--- Start RAW RECORDS ---
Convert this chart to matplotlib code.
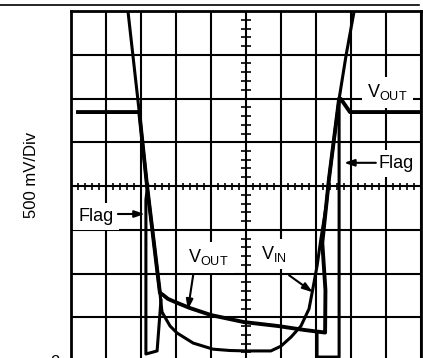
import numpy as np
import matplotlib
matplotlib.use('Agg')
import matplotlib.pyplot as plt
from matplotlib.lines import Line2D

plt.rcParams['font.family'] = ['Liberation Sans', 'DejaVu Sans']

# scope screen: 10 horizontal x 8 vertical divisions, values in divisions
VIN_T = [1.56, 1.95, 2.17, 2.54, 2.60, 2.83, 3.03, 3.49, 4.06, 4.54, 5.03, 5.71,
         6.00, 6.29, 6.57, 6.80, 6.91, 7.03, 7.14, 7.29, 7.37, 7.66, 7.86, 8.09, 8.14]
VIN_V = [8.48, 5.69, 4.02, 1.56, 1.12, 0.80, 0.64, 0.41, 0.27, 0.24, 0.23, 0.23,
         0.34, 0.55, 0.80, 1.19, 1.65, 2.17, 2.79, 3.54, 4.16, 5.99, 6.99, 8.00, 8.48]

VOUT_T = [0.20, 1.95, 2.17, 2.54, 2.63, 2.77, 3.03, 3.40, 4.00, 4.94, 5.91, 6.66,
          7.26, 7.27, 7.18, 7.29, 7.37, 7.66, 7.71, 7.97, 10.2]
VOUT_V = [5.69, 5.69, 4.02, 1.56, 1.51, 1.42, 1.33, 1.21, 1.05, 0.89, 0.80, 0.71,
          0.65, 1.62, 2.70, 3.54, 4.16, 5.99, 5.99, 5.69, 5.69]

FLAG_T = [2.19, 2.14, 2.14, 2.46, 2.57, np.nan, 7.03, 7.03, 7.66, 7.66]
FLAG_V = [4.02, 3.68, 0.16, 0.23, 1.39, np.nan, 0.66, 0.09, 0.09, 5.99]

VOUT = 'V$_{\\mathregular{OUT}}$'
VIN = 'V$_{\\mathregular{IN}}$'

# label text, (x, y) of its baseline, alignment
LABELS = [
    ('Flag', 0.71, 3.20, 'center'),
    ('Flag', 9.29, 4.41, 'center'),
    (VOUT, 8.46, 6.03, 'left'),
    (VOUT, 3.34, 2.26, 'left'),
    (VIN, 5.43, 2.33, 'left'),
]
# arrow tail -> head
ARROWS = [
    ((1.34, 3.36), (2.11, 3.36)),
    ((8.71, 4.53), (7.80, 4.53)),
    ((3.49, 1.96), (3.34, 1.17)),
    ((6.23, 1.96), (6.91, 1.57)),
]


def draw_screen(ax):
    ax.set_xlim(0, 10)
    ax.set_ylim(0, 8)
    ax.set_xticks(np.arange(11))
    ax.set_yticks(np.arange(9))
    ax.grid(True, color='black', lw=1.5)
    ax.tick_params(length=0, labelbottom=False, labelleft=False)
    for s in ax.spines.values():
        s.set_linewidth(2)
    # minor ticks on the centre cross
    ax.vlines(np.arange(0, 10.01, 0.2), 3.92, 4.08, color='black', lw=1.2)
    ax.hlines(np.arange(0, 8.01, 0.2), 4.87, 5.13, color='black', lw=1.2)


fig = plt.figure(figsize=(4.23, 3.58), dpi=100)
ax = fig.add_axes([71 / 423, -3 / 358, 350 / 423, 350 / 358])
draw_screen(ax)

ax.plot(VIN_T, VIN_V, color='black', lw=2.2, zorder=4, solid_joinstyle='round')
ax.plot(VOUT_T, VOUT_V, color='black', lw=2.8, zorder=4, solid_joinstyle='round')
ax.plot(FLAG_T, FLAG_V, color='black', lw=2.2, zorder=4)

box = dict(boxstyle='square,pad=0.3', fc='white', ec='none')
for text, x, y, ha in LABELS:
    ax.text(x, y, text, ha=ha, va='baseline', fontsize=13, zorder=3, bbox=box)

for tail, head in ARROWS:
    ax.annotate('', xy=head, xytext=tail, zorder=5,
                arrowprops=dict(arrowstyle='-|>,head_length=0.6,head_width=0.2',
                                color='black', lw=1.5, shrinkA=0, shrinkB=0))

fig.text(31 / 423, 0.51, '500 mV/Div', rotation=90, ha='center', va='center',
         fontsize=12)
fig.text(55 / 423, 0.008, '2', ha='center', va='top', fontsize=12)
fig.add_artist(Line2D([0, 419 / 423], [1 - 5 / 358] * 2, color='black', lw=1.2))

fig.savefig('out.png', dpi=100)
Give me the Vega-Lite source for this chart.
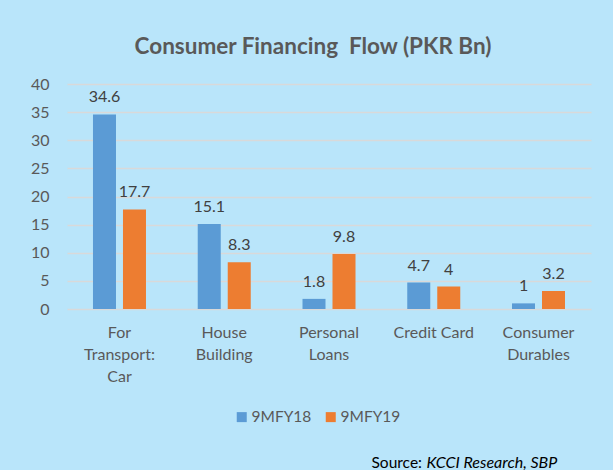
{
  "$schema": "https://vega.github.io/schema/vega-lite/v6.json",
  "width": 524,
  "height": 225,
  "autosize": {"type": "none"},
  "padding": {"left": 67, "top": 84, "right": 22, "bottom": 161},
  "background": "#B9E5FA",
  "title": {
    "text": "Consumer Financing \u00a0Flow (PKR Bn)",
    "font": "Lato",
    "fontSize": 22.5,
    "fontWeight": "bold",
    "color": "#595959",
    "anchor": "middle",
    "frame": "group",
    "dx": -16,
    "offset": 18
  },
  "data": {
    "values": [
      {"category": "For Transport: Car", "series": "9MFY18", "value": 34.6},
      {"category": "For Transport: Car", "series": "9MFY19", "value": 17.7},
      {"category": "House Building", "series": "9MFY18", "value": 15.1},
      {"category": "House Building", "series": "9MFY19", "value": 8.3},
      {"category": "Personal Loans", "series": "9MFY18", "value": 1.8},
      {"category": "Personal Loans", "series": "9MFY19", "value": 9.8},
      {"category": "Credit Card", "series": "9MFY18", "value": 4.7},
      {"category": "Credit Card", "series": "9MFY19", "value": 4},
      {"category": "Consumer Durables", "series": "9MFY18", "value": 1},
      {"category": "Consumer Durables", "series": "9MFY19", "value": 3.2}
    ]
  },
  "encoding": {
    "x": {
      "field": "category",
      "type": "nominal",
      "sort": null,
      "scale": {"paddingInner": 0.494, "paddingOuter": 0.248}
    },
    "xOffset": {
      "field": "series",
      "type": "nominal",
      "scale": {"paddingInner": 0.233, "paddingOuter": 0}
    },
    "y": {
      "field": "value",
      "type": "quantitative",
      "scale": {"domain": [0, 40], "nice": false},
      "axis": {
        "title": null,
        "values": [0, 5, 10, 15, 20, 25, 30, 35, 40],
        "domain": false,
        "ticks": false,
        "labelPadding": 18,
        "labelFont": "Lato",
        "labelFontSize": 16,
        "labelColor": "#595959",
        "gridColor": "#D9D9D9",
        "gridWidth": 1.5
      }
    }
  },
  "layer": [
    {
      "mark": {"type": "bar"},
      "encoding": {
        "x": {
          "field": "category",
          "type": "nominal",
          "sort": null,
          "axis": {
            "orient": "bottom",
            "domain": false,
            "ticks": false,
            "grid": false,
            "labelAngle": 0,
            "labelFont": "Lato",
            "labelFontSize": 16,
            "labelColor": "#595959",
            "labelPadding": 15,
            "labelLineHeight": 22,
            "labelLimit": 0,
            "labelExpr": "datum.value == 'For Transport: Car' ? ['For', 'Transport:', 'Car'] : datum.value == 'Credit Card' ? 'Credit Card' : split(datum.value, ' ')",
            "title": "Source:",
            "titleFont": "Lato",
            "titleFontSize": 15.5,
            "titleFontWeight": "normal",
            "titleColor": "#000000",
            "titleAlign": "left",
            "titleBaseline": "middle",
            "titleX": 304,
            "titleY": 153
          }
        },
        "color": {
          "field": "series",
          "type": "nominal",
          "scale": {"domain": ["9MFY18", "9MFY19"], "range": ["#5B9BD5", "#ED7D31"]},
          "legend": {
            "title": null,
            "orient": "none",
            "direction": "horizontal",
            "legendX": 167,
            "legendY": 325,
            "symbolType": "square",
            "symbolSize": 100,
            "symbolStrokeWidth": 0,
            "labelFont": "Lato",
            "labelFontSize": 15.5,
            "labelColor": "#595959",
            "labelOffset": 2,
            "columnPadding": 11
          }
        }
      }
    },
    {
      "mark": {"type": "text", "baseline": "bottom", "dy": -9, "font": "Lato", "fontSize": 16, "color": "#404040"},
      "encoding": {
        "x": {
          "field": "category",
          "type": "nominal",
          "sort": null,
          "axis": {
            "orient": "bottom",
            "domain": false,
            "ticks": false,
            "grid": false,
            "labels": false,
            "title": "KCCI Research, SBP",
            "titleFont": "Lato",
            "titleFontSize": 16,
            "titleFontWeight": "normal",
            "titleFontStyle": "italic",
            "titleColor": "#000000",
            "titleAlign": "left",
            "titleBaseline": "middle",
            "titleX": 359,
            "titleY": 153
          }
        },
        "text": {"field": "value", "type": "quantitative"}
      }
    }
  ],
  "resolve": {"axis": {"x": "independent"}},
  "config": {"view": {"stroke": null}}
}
--- End RAW RECORDS ---
**PROBLEM STATEMENT:** Start at the first line of the records and write out everything up to and including the line containing "plt.rcParams['font.family'] = ['Liberation". No pictures.

**TASK RESULT:**
Convert this chart to matplotlib code.
import numpy as np
import matplotlib
matplotlib.use('Agg')
import matplotlib.pyplot as plt
from matplotlib.lines import Line2D

plt.rcParams['font.family'] = ['Liberation Sans', 'DejaVu Sans']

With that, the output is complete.